§ Problem description
Copy verbatim the block of lines in the entries below whose first line contains "Reproduce this chart with matplotlib." and whose last line contains "ax = fig.add_axes([0.2709, 0.1631, 0.5506, 0.7754])". Leave out all other lines.

§ Material supplied
──────────────────────────────

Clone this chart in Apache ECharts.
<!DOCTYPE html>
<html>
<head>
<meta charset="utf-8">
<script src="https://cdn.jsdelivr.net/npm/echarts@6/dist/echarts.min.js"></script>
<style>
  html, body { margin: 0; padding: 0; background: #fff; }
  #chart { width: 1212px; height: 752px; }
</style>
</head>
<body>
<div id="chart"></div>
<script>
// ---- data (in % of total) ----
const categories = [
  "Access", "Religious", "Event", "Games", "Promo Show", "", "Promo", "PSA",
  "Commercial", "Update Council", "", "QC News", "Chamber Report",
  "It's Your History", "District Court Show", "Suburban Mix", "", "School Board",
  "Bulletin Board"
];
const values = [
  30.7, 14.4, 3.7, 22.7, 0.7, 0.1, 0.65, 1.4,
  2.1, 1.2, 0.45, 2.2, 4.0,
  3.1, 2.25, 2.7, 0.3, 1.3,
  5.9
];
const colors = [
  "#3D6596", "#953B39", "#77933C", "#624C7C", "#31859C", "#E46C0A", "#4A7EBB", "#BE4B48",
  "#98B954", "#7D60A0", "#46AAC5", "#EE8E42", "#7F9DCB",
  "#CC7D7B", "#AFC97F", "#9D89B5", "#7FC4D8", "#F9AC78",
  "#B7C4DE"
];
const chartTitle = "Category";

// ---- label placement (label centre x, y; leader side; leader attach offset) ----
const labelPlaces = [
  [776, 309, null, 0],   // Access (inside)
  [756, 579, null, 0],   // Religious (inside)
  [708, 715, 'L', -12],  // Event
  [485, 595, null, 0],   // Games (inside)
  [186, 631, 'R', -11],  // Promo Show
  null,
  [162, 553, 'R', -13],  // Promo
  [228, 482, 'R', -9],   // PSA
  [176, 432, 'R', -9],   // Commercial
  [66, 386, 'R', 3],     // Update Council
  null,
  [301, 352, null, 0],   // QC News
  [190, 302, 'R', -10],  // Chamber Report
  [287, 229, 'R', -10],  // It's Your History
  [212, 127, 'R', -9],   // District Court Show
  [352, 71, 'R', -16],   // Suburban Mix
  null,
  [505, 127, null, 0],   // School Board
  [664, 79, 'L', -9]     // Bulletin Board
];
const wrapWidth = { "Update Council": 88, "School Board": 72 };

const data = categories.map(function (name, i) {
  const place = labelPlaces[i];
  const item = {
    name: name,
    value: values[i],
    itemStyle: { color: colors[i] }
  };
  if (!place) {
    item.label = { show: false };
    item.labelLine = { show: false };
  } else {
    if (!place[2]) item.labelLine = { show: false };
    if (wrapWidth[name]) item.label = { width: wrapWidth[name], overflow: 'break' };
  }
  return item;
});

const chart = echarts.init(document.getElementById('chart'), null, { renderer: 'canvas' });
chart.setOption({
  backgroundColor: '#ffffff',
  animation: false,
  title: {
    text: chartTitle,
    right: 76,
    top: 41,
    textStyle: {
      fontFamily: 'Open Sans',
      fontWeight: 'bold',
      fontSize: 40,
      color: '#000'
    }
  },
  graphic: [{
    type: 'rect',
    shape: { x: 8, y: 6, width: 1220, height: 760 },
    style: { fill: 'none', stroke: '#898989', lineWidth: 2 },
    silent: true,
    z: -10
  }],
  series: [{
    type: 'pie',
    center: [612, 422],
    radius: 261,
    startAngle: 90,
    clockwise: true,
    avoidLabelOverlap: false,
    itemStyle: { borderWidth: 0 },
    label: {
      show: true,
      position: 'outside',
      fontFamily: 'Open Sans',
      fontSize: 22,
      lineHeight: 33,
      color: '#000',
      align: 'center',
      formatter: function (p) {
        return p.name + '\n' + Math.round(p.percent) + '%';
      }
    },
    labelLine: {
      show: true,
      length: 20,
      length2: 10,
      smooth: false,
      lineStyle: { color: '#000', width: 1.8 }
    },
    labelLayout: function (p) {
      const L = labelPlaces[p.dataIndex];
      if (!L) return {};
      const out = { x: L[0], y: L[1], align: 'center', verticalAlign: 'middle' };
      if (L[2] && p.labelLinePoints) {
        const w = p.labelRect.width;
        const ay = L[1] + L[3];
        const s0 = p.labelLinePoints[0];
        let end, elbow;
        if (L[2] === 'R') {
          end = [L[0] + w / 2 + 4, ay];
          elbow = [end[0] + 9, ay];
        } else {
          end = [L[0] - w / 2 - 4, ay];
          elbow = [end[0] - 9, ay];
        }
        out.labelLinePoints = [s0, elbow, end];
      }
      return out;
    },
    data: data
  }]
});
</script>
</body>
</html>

──────────────────────────────

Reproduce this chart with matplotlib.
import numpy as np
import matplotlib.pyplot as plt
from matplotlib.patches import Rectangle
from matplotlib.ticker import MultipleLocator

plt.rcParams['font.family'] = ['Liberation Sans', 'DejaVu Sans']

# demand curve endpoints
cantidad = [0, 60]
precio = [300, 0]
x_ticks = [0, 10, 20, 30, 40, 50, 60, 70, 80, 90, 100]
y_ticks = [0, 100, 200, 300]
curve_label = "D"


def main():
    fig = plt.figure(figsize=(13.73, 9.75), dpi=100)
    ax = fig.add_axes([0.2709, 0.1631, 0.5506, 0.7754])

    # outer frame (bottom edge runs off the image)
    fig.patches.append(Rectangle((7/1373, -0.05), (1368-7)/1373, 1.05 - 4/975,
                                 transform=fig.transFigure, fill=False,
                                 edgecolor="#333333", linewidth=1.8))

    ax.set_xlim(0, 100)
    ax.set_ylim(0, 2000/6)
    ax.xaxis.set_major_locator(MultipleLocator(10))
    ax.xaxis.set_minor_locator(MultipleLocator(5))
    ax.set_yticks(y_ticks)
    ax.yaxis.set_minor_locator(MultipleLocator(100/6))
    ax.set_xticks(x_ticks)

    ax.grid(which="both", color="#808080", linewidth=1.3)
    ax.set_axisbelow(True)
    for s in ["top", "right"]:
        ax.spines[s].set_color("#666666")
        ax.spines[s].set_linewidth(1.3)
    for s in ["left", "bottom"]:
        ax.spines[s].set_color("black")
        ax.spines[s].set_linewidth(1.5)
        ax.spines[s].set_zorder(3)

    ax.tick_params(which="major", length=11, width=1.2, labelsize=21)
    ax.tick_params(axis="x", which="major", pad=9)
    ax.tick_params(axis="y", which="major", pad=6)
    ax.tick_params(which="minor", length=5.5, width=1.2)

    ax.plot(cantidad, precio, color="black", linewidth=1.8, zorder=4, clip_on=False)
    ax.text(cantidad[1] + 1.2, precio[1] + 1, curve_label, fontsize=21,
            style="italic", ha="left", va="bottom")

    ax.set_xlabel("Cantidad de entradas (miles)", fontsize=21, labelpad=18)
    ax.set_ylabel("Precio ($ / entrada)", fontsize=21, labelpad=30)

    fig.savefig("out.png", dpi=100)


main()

──────────────────────────────

§ Exercise response
Reproduce this chart with matplotlib.
import numpy as np
import matplotlib.pyplot as plt
from matplotlib.patches import Rectangle
from matplotlib.ticker import MultipleLocator

plt.rcParams['font.family'] = ['Liberation Sans', 'DejaVu Sans']

# demand curve endpoints
cantidad = [0, 60]
precio = [300, 0]
x_ticks = [0, 10, 20, 30, 40, 50, 60, 70, 80, 90, 100]
y_ticks = [0, 100, 200, 300]
curve_label = "D"


def main():
    fig = plt.figure(figsize=(13.73, 9.75), dpi=100)
    ax = fig.add_axes([0.2709, 0.1631, 0.5506, 0.7754])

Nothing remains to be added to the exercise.